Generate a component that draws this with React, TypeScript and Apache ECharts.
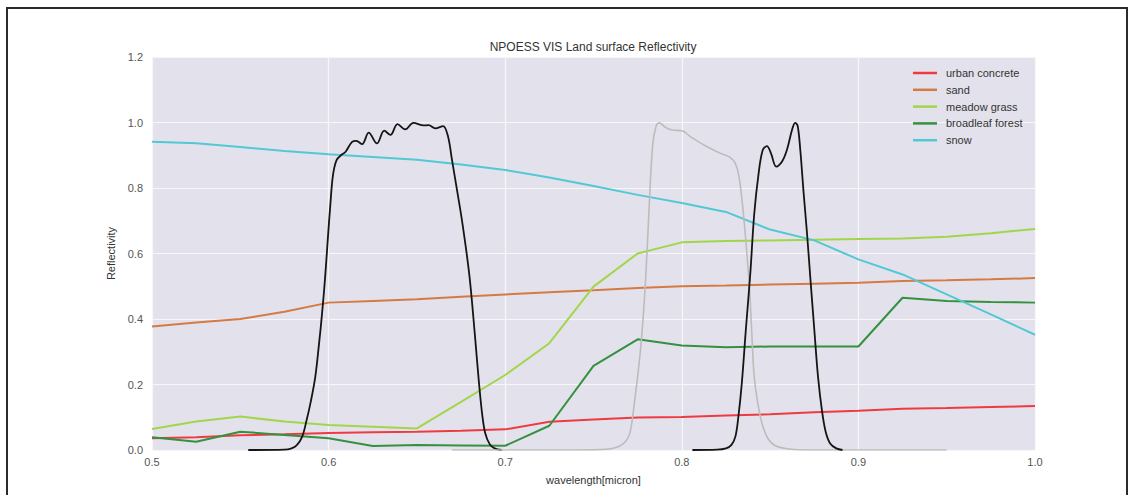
import React, { useEffect, useRef } from "react";
import * as echarts from "echarts";

// Wavelength grid (micron) for the surface reflectivity spectra
const wavelength = [
  0.5, 0.525, 0.55, 0.575, 0.6, 0.625, 0.65, 0.675, 0.7, 0.725, 0.75,
  0.775, 0.8, 0.825, 0.85, 0.875, 0.9, 0.925, 0.95, 0.975, 1.0,
];

const urbanConcrete = [
  0.036, 0.039, 0.045, 0.048, 0.052, 0.054, 0.056, 0.059, 0.063, 0.086, 0.093,
  0.099, 0.101, 0.105, 0.109, 0.115, 0.12, 0.126, 0.128, 0.131, 0.134,
];
const sand = [
  0.377, 0.389, 0.4, 0.422, 0.45, 0.455, 0.46, 0.468, 0.475, 0.482, 0.488,
  0.495, 0.5, 0.502, 0.505, 0.508, 0.511, 0.516, 0.518, 0.521, 0.525,
];
const meadowGrass = [
  0.064, 0.087, 0.102, 0.087, 0.076, 0.071, 0.066, 0.147, 0.229, 0.326, 0.499,
  0.6, 0.634, 0.638, 0.64, 0.642, 0.644, 0.646, 0.651, 0.662, 0.675,
];
const broadleafForest = [
  0.039, 0.025, 0.056, 0.046, 0.036, 0.012, 0.015, 0.014, 0.013, 0.074, 0.257,
  0.338, 0.319, 0.314, 0.316, 0.316, 0.316, 0.465, 0.455, 0.452, 0.45,
];
const snow = [
  0.941, 0.937, 0.925, 0.913, 0.903, 0.895, 0.886, 0.872, 0.855, 0.832, 0.806,
  0.779, 0.754, 0.727, 0.673, 0.64, 0.582, 0.536, 0.475, 0.414, 0.352,
];

// Relative spectral response of the instrument bands: [wavelength, response]
const bandVisible: number[][] = [
  [0.5545, 0], [0.575, 0.001], [0.579, 0.005], [0.582, 0.015], [0.585, 0.04],
  [0.5875, 0.09], [0.59, 0.15], [0.5925, 0.225], [0.5945, 0.32],
  [0.5963, 0.417], [0.598, 0.525], [0.5995, 0.64], [0.601, 0.75],
  [0.6025, 0.84], [0.6045, 0.885], [0.607, 0.9], [0.6095, 0.91],
  [0.6133, 0.941], [0.6157, 0.944], [0.619, 0.934], [0.6227, 0.969],
  [0.6274, 0.936], [0.6315, 0.975], [0.635, 0.962], [0.639, 0.995],
  [0.6434, 0.979], [0.648, 0.999], [0.6538, 0.991], [0.6566, 0.992],
  [0.6604, 0.982], [0.6648, 0.989], [0.6675, 0.96], [0.6699, 0.885],
  [0.6727, 0.794], [0.6755, 0.702], [0.6797, 0.534], [0.683, 0.341],
  [0.685, 0.214], [0.6869, 0.112], [0.6887, 0.051], [0.6912, 0.018],
  [0.694, 0.005], [0.698, 0],
];
const bandGrey: number[][] = [
  [0.67, 0], [0.74, 0], [0.757, 0.002], [0.764, 0.01], [0.768, 0.025],
  [0.7705, 0.05], [0.772, 0.095], [0.7735, 0.16], [0.775, 0.225],
  [0.7772, 0.34], [0.7795, 0.52], [0.7815, 0.74], [0.7835, 0.93],
  [0.7855, 0.99], [0.7874, 0.999], [0.7907, 0.985], [0.7944, 0.977],
  [0.8001, 0.975], [0.8048, 0.957], [0.8143, 0.926], [0.8218, 0.906],
  [0.8275, 0.893], [0.8303, 0.875], [0.8322, 0.84], [0.8341, 0.763],
  [0.8356, 0.68], [0.837, 0.59], [0.8384, 0.49], [0.8397, 0.35],
  [0.841, 0.225], [0.8433, 0.135], [0.846, 0.07], [0.849, 0.033],
  [0.853, 0.013], [0.8597, 0.004], [0.871, 0], [0.95, 0],
];
const bandNearIR: number[][] = [
  [0.806, 0], [0.82, 0.001], [0.825, 0.005], [0.828, 0.015], [0.8303, 0.04],
  [0.832, 0.1], [0.834, 0.205], [0.8363, 0.37], [0.8388, 0.54],
  [0.841, 0.72], [0.8435, 0.845], [0.8458, 0.915], [0.8482, 0.928],
  [0.8505, 0.906], [0.8535, 0.865], [0.8567, 0.88], [0.8595, 0.916],
  [0.8624, 0.977], [0.8642, 0.999], [0.8656, 0.99], [0.8671, 0.916],
  [0.869, 0.784], [0.8709, 0.662], [0.8728, 0.524], [0.875, 0.37],
  [0.8772, 0.22], [0.8795, 0.115], [0.8815, 0.055], [0.884, 0.02],
  [0.8875, 0.005], [0.891, 0],
];

const surfaces = [
  { name: "urban concrete", values: urbanConcrete, color: "#f03a42" },
  { name: "sand", values: sand, color: "#d57a44" },
  { name: "meadow grass", values: meadowGrass, color: "#a2d64a" },
  { name: "broadleaf forest", values: broadleafForest, color: "#33913f" },
  { name: "snow", values: snow, color: "#52c8d4" },
];

const FONT = '"Liberation Sans", Arial, Helvetica, sans-serif';

export default function App() {
  const ref = useRef<HTMLDivElement>(null);

  useEffect(() => {
    if (!ref.current) return;
    const chart = echarts.init(ref.current, null, { renderer: "svg" });

    const surfaceSeries = surfaces.map((s) => ({
      name: s.name,
      type: "line",
      data: wavelength.map((w, i) => [w, s.values[i]]),
      showSymbol: false,
      symbol: "none",
      lineStyle: { color: s.color, width: 2 },
      itemStyle: { color: s.color },
      z: 2,
    }));

    const bandSeries = [
      { data: bandVisible, color: "#151515", width: 1.8 },
      { data: bandGrey, color: "#bcbcbc", width: 1.6 },
      { data: bandNearIR, color: "#151515", width: 1.8 },
    ].map((b) => ({
      type: "line",
      data: b.data,
      showSymbol: false,
      symbol: "none",
      smooth: 0.35,
      lineStyle: { color: b.color, width: b.width },
      z: 3,
    }));

    chart.setOption({
      animation: false,
      backgroundColor: "#ffffff",
      textStyle: { fontFamily: FONT },
      grid: {
        left: 152,
        right: 110,
        top: 57,
        bottom: 45,
        show: true,
        backgroundColor: "#e3e2ec",
        borderWidth: 0,
      },
      legend: {
        data: surfaces.map((s) => s.name),
        orient: "vertical",
        left: 913,
        top: 67,
        padding: 0,
        icon: "rect",
        itemWidth: 24,
        itemHeight: 2.5,
        itemGap: 4.8,
        textStyle: {
          fontFamily: FONT,
          fontSize: 11,
          color: "#333333",
          lineHeight: 12,
          padding: [0, 0, 0, 4],
        },
      },
      xAxis: {
        type: "value",
        min: 0.5,
        max: 1.0,
        interval: 0.1,
        axisLine: { show: false },
        axisTick: { show: false },
        splitLine: { show: true, lineStyle: { color: "#f7f7fa", width: 1.2 } },
        axisLabel: {
          color: "#555555",
          fontSize: 11,
          fontFamily: FONT,
          margin: 6,
          formatter: (v: number) => v.toFixed(1),
        },
        name: "wavelength[micron]",
        nameLocation: "middle",
        nameGap: 24,
        nameTextStyle: { color: "#333333", fontSize: 11, fontFamily: FONT },
      },
      yAxis: {
        type: "value",
        min: 0,
        max: 1.2,
        interval: 0.2,
        axisLine: { show: false },
        axisTick: { show: false },
        splitLine: { show: true, lineStyle: { color: "#f7f7fa", width: 1.2 } },
        axisLabel: {
          color: "#555555",
          fontSize: 11,
          fontFamily: FONT,
          margin: 9,
          formatter: (v: number) => v.toFixed(1),
        },
        name: "Reflectivity",
        nameLocation: "middle",
        nameGap: 27,
        nameTextStyle: { color: "#333333", fontSize: 11, fontFamily: FONT },
      },
      graphic: [
        {
          type: "rect",
          shape: { x: 7, y: 8, width: 1120, height: 520 },
          style: { fill: "none", stroke: "#2b2b2b", lineWidth: 2 },
          silent: true,
        },
        {
          type: "text",
          x: 593,
          y: 47,
          style: {
            text: "NPOESS VIS Land surface Reflectivity",
            font: `12px ${FONT}`,
            fill: "#333333",
            textAlign: "center",
            textVerticalAlign: "middle",
            align: "center",
            verticalAlign: "middle",
          },
          silent: true,
        },
      ],
      series: [...surfaceSeries, ...bandSeries],
    });

    return () => {
      chart.dispose();
    };
  }, []);

  return (
    <div
      ref={ref}
      style={{ position: "absolute", left: 0, top: 0, width: 1145, height: 495 }}
    />
  );
}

* [To be done] Extract the lines exactly, please: the first line of the listing, the line with "import * as", and every line between them, but no pictures.

* [Correct answer]
Generate a component that draws this with React, TypeScript and Apache ECharts.
import React, { useEffect, useRef } from "react";
import * as echarts from "echarts";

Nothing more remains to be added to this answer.